Mir ist noch immer unklar, wofür Du die Kombo genau benötigst. Willst Du vom Strand auf GT <10 Kg, dann würde ich auf keinen Fall die große Saltiga nehmen, sondern eher eine kleine oder eben die Taurus. Wenn Du vom Boot fischen willst, so ist die GT-Saltiga wohl erste Wahl, wenngleich ich keinen Fisch hatte, den ich mit meiner Taurus nicht besiegen konnte. Wir hatten dieses mal allerdings auch keine GT´s über 20 kg. Letztlich läuft das dann auf die Grundsatzfrage heraus, wie man seine Ausrüstung auswählt, ob auf den Durchschnitt oder den größten zu erwartenden Fisch. Ich tendiere zu ersterem, letztlich muß das aber jeder selbst entscheiden.
Zu kurzgeteilten Ruten kann ich nichts sagen, weil unbekannt. Empfehlen kann ich fürs grobe Bootsfischen die Saltiga, die Sportex Carat Strong und neuerdings die Tubertini KBM 860.
Zur Bremskraftdebatte: Hat mal jemand von Euch die Bremse genau justiert? Wie man beim Poppern mit einer Bremskraft von über 5 Kg fischen soll erschließt sich mir nur schwer. Letztlich muß das Material, sprich Rute, Rolle und Schnur das auch alles mitmachen. Meine Rolle war jetzt auf 3 - 3,5 Kg justiert. Hat gut funktioniert!


----------



## Ansgar (4. Dezember 2005)

*AW: Kurzgeteilte Rute mit Poppingeignung*

Moin nochmal,

klar, was Du mit Deinem Geld machst ist natuerlich Deine Sache und meine Vorschlaege muessen Dir auch nicht sinnvoll erscheinen. Hat halt jeder seine Meinung und denn pickst Du Dir nachher das beste aus dem Sammelsurium an unterschiedlichen Meinungen raus. Ist doch okay.

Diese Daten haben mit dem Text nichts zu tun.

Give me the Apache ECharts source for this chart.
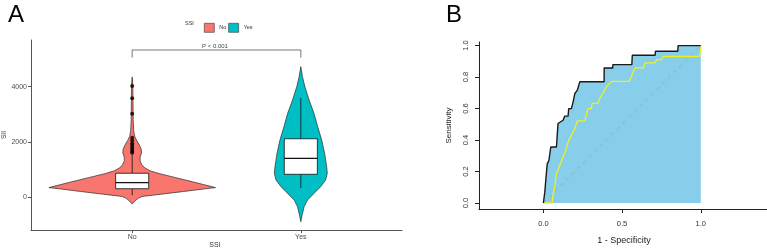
<!DOCTYPE html>
<html><head><meta charset="utf-8">
<script src="https://cdn.jsdelivr.net/npm/echarts@6/dist/echarts.min.js"></script>
<style>html,body{margin:0;padding:0;background:#fff}#c{width:767px;height:249px}</style>
</head><body><div id="c"></div>
<script>
// ---------- Panel A data ----------
const categories = ['No', 'Yes'];
const yTicksA = [0, 2000, 4000];
const xTitleA = 'SSI';
// violin outline: [SII value, relative half-width]
const violinNo = [[-250,0],[-200,0.018],[-120,0.042],[-50,0.071],[20,0.119],[100,0.345],[200,0.619],[290,0.857],[340,1],[450,0.857],[550,0.726],[700,0.524],[850,0.321],[950,0.214],[1050,0.155],[1150,0.119],[1300,0.095],[1450,0.095],[1600,0.113],[1750,0.107],[1900,0.083],[2050,0.054],[2200,0.030],[2400,0.018],[2800,0.012],[3500,0.010],[4100,0.007],[4350,0]];
const violinYes = [[-894,0],[-650,0.016],[-350,0.04],[-110,0.08],[130,0.158],[375,0.238],[615,0.298],[860,0.318],[1100,0.31],[1580,0.286],[2070,0.25],[2550,0.202],[3030,0.158],[3515,0.099],[4000,0.048],[4360,0.02],[4720,0]];
const boxLow    = [60, 330];
const boxQ1     = [300, 822];
const boxMedian = [520, 1402];
const boxQ3     = [860, 2110];
const boxHigh   = [1550, 3590];
const outliersNo = [4020, 3580, 3020, 2150, 2050, 1950, 1880, 1800, 1720, 1650, 1600];
const bracket = [[1, 5050], [1, 5326], [2, 5326], [2, 5050]];
const pLabel = 'P < 0.001';

// ---------- Panel B data ----------
const rocTicksX = [0, 0.5, 1];
const rocTicksY = [0, 0.2, 0.4, 0.6, 0.8, 1];
const rocBlack = [[0,0],[0.006,0],[0.009,0.069],[0.02,0.2],[0.025,0.25],[0.035,0.27],[0.047,0.356],[0.083,0.356],[0.093,0.505],[0.125,0.526],[0.136,0.552],[0.157,0.552],[0.161,0.6],[0.178,0.6],[0.189,0.643],[0.2,0.696],[0.216,0.717],[0.231,0.77],[0.386,0.77],[0.386,0.858],[0.441,0.858],[0.441,0.879],[0.562,0.879],[0.565,0.939],[0.71,0.939],[0.712,0.964],[0.854,0.964],[0.856,1],[1,1]];
const rocYellow = [[0,0],[0.056,0],[0.062,0.059],[0.072,0.101],[0.083,0.186],[0.104,0.239],[0.125,0.292],[0.146,0.346],[0.157,0.388],[0.178,0.43],[0.2,0.473],[0.216,0.522],[0.263,0.522],[0.273,0.558],[0.284,0.6],[0.305,0.6],[0.309,0.633],[0.347,0.633],[0.358,0.664],[0.371,0.688],[0.403,0.741],[0.435,0.773],[0.547,0.773],[0.572,0.837],[0.583,0.858],[0.636,0.858],[0.646,0.89],[0.71,0.89],[0.72,0.911],[0.752,0.911],[0.762,0.932],[0.991,0.932],[1,0.975],[1,1]];
const diagonal = [[0,0],[1,1]];
const aucLabels = ['AUC: 0.810', 'AUC: 0.688'];

const FONT = '"Liberation Sans", Arial, sans-serif';
const RED = '#F8766D', TEAL = '#00BFC4';
const VIOLIN_HALF = 0.494;   // x-units for relative width 1
const BOX_HALF = 0.098;

function violinRender(profile, cat, color) {
  return function (params, api) {
    const pts = [];
    for (const [v, d] of profile) pts.push(api.coord([cat + d * VIOLIN_HALF, v]));
    for (let i = profile.length - 1; i >= 0; i--) {
      const [v, d] = profile[i];
      pts.push(api.coord([cat - d * VIOLIN_HALF, v]));
    }
    return { type: 'polygon', shape: { points: pts }, style: { fill: color, stroke: '#2b2b2b', lineWidth: 0.7 } };
  };
}

function boxRender(params, api) {
  const x = api.value(0);
  const lo = api.value(1), q1 = api.value(2), md = api.value(3), q3 = api.value(4), hi = api.value(5);
  const pTL = api.coord([x - BOX_HALF, q3]);
  const pBR = api.coord([x + BOX_HALF, q1]);
  const pMidL = api.coord([x - BOX_HALF, md]);
  const pMidR = api.coord([x + BOX_HALF, md]);
  const pHi = api.coord([x, hi]), pQ3 = api.coord([x, q3]);
  const pLo = api.coord([x, lo]), pQ1 = api.coord([x, q1]);
  const ls = { stroke: '#111', lineWidth: 0.8 };
  return { type: 'group', children: [
    { type: 'line', shape: { x1: pHi[0], y1: pHi[1], x2: pQ3[0], y2: pQ3[1] }, style: ls },
    { type: 'line', shape: { x1: pLo[0], y1: pLo[1], x2: pQ1[0], y2: pQ1[1] }, style: ls },
    { type: 'rect', shape: { x: pTL[0], y: pTL[1], width: pBR[0] - pTL[0], height: pBR[1] - pTL[1] }, style: { fill: '#fff', stroke: '#111', lineWidth: 0.8 } },
    { type: 'line', shape: { x1: pMidL[0], y1: pMidL[1], x2: pMidR[0], y2: pMidR[1] }, style: { stroke: '#111', lineWidth: 1.3 } }
  ] };
}

const chart = echarts.init(document.getElementById('c'), null, { renderer: 'canvas' });
const boxData = categories.map((c, i) => [i + 1, boxLow[i], boxQ1[i], boxMedian[i], boxQ3[i], boxHigh[i]]);

const axisTxtA = { color: '#4d4d4d', fontSize: 7, fontFamily: FONT };
const axisTxtB = { color: '#333', fontSize: 7.5, fontFamily: FONT };

chart.setOption({
  animation: false,
  textStyle: { fontFamily: FONT },
  legend: {
    data: categories, left: 199, top: 18, itemWidth: 10, itemHeight: 9, itemGap: 2, icon: 'rect',
    textStyle: { fontSize: 5.5, color: '#333', fontFamily: FONT },
    itemStyle: { borderColor: '#333', borderWidth: 0.6 }
  },
  grid: [
    { left: 31, top: 40, width: 371, height: 190, containLabel: false, outerBoundsMode: 'none' },
    { left: 479, top: 42, width: 290, height: 167, containLabel: false, outerBoundsMode: 'none' }
  ],
  xAxis: [
    { type: 'value', gridIndex: 0, min: 0.4, max: 2.6, splitLine: { show: false },
      axisLine: { show: true, onZero: false, lineStyle: { color: '#555', width: 1 } },
      axisTick: { show: true, length: 3, customValues: [1, 2], lineStyle: { color: '#555' } },
      axisLabel: { customValues: [1, 2], margin: 4, formatter: v => categories[Math.round(v) - 1], ...axisTxtA } },
    { type: 'value', gridIndex: 1, min: -0.409, max: -0.409 + 290 / 157.4, splitLine: { show: false },
      axisLine: { show: true, onZero: false, lineStyle: { color: '#222', width: 1 } },
      axisTick: { show: true, length: 4, customValues: rocTicksX, lineStyle: { color: '#222' } },
      axisLabel: { customValues: rocTicksX, margin: 11, formatter: v => v.toFixed(1), ...axisTxtB },
      name: '1 - Specificity', nameLocation: 'middle', nameGap: 27, nameTextStyle: { color: '#222', fontSize: 9, fontFamily: FONT } }
  ],
  yAxis: [
    { type: 'value', gridIndex: 0, min: -1196, max: 5688, splitLine: { show: false },
      axisLine: { show: true, onZero: false, lineStyle: { color: '#555', width: 1 } },
      axisTick: { show: true, length: 3, customValues: yTicksA, lineStyle: { color: '#555' } },
      axisLabel: { customValues: yTicksA, margin: 4, formatter: v => String(v), ...axisTxtA },
      name: 'SII', nameLocation: 'middle', nameGap: 22, nameTextStyle: { ...axisTxtA, color: '#333', fontSize: 6.5 } },
    { type: 'value', gridIndex: 1, min: -0.038, max: 1.023, splitLine: { show: false },
      axisLine: { show: true, onZero: false, lineStyle: { color: '#222', width: 1 } },
      axisTick: { show: true, length: 4, customValues: rocTicksY, lineStyle: { color: '#222' } },
      axisLabel: { customValues: rocTicksY, margin: 9, rotate: 90, formatter: v => v.toFixed(1), ...axisTxtB },
      name: 'Sensitivity', nameLocation: 'middle', nameGap: 26, nameTextStyle: { color: '#222', fontSize: 8, fontFamily: FONT } }
  ],
  series: [
    { name: 'No', type: 'custom', xAxisIndex: 0, yAxisIndex: 0, data: [[1, 0]], itemStyle: { color: RED },
      renderItem: violinRender(violinNo, 1, RED) },
    { name: 'Yes', type: 'custom', xAxisIndex: 0, yAxisIndex: 0, data: [[2, 0]], itemStyle: { color: TEAL },
      renderItem: violinRender(violinYes, 2, TEAL) },
    { name: 'box', type: 'custom', xAxisIndex: 0, yAxisIndex: 0, data: boxData, renderItem: boxRender },
    { name: 'outliers', type: 'scatter', xAxisIndex: 0, yAxisIndex: 0, data: outliersNo.map(v => [1, v]),
      symbolSize: 4, itemStyle: { color: '#000' } },
    { name: 'bracket', type: 'line', xAxisIndex: 0, yAxisIndex: 0, data: bracket, symbol: 'none',
      lineStyle: { color: '#555', width: 0.8 } },
    // Panel B
    { name: 'fill', type: 'line', xAxisIndex: 1, yAxisIndex: 1, data: rocBlack, symbol: 'none',
      lineStyle: { width: 0 }, areaStyle: { color: '#87CEEB', opacity: 1 } },
    { name: 'diag', type: 'line', xAxisIndex: 1, yAxisIndex: 1, data: diagonal, symbol: 'none',
      lineStyle: { color: 'rgba(160,165,175,0.9)', width: 1, type: [4, 4] } },
    { name: 'rocYellow', type: 'line', xAxisIndex: 1, yAxisIndex: 1, data: rocYellow, symbol: 'none',
      lineStyle: { color: '#f0f020', width: 1.3 } },
    { name: 'rocBlack', type: 'line', xAxisIndex: 1, yAxisIndex: 1, data: rocBlack, symbol: 'none',
      lineStyle: { color: '#1a1a1a', width: 1.4 } }
  ],
  graphic: [
    { type: 'text', left: 8, top: 3, style: { text: 'A', fontSize: 24, fill: '#000', fontFamily: FONT } },
    { type: 'text', left: 446, top: 3, style: { text: 'B', fontSize: 24, fill: '#000', fontFamily: FONT } },
    { type: 'text', left: 185, top: 20, style: { text: 'SSI', fontSize: 5.5, fill: '#333', fontFamily: FONT } },
    { type: 'text', x: 215, y: 245, style: { text: xTitleA, fontSize: 7, fill: '#333', fontFamily: FONT, align: 'center', verticalAlign: 'middle' } },
    { type: 'text', x: 215, y: 46, style: { text: pLabel, fontSize: 6, fill: '#444', fontFamily: FONT, align: 'center', verticalAlign: 'middle' } },
    { type: 'text', x: 622, y: 161, style: { text: aucLabels[0], fontSize: 8, fill: '#1f2d4d', fontFamily: FONT, verticalAlign: 'middle' } },
    { type: 'text', x: 622, y: 176, style: { text: aucLabels[1], fontSize: 8, fill: '#1f2d4d', fontFamily: FONT, verticalAlign: 'middle' } }
  ]
});
</script>
</body></html>
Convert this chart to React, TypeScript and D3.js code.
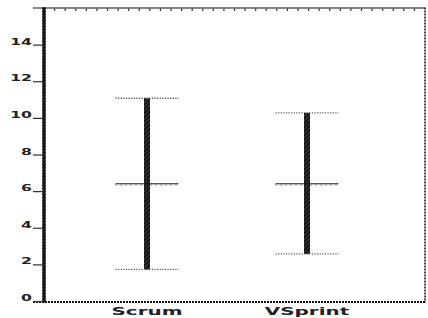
import React from "react";
import * as d3 from "d3";

const categories = ["Scrum", "VSprint"];
const meanValues = [6.4, 6.4];
const upperValues = [11.1, 10.3];
const lowerValues = [1.75, 2.6];
const yTickValues = [0, 2, 4, 6, 8, 10, 12, 14];

const W = 428;
const H = 318;
const left = 44;
const right = 425;
const top = 8.5;
const bottom = 301.5;

export default function App() {
  const y = d3.scaleLinear().domain([0, 16]).range([bottom, top]);
  const x = d3.scalePoint<string>().domain(categories).range([left + 103, left + 263]);
  const topScale = d3.scaleLinear().domain([0, 36]).range([left, right]);
  const topTicks = topScale.ticks(36).slice(1, -1);
  const capHalf = 31.5;
  const font = "'DejaVu Sans', sans-serif";

  return (
    <svg width={W} height={H} style={{ position: "absolute", left: 0, top: 0, background: "#fff" }}>
      <defs>
        <pattern id="hatch" width="3" height="3" patternUnits="userSpaceOnUse" patternTransform="rotate(45)">
          <rect width="3" height="3" fill="#111" />
          <line x1="0" y1="0" x2="0" y2="3" stroke="#888" strokeWidth="0.8" />
        </pattern>
      </defs>
      {/* frame: top */}
      <line x1={33} x2={right} y1={top - 0.5} y2={top - 0.5} stroke="#111" strokeWidth={1.2} />
      {topTicks.map((t, i) => (
        <line key={i} x1={topScale(t)} x2={topScale(t)} y1={top} y2={top + 2.5} stroke="#333" strokeWidth={1.2} />
      ))}
      {/* right */}
      <line x1={right} x2={right} y1={top - 1} y2={bottom + 1} stroke="#222" strokeWidth={1.6} strokeDasharray="2,1" />
      {/* bottom */}
      <line x1={33} x2={right + 1} y1={bottom + 0.5} y2={bottom + 0.5} stroke="#111" strokeWidth={2.2} strokeDasharray="2,1" />
      {/* left */}
      <line x1={left} x2={left} y1={top - 1} y2={bottom + 1} stroke="url(#hatch)" strokeWidth={3.2} />
      <line x1={left} x2={left} y1={top - 1} y2={bottom + 1} stroke="#111" strokeWidth={3.2} strokeDasharray="2,1" />
      {yTickValues.map((v) => (
        <g key={v}>
          <line x1={33} x2={left} y1={y(v)} y2={y(v)} stroke="#333" strokeWidth={1.2} />
          <text
            transform={`translate(32,${y(v) - 0.5}) scale(1.65,1)`}
            textAnchor="end"
            fontFamily={font}
            fontWeight="bold"
            fontSize={9.5}
            fill="#222"
          >
            {v}
          </text>
        </g>
      ))}
      {categories.map((c, i) => {
        const cx = x(c) as number;
        return (
          <g key={c}>
            <rect
              x={cx - 3}
              y={y(upperValues[i])}
              width={6}
              height={y(lowerValues[i]) - y(upperValues[i])}
              fill="url(#hatch)"
            />
            <line x1={cx - capHalf} x2={cx + capHalf} y1={y(upperValues[i])} y2={y(upperValues[i])} stroke="#555" strokeWidth={1.3} strokeDasharray="1.2,1.4" />
            <line x1={cx - capHalf} x2={cx + capHalf} y1={y(lowerValues[i])} y2={y(lowerValues[i])} stroke="#555" strokeWidth={1.3} strokeDasharray="1.2,1.4" />
            <line x1={cx - capHalf} x2={cx + capHalf} y1={y(meanValues[i]) - 0.5} y2={y(meanValues[i]) - 0.5} stroke="#111" strokeWidth={1} />
            <line x1={cx - capHalf} x2={cx + capHalf} y1={y(meanValues[i]) + 0.8} y2={y(meanValues[i]) + 0.8} stroke="#444" strokeWidth={1} strokeDasharray="1,4" />
            <text
              transform={`translate(${cx},315) scale(1.9,1)`}
              textAnchor="middle"
              fontFamily={font}
              fontWeight="bold"
              fontSize={10.5}
              fill="#222"
            >
              {c}
            </text>
          </g>
        );
      })}
    </svg>
  );
}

Einen richtig guten Link zum kingie fischen habe ich leider nicht, aber NZ ist ein ziemlich gutes Revier fuer grosse Kingies. Allerdings fischen die Kiwis Kingies vom Boot oft (contra-intuitiv) mit sehr leichtem Geschirr (runter bis 6 pound line und weit offener Bremse). Oft Live bait.
Ne andere Methode ist Jigging mit ultra hartem Geschirr (80IBS braid und so). 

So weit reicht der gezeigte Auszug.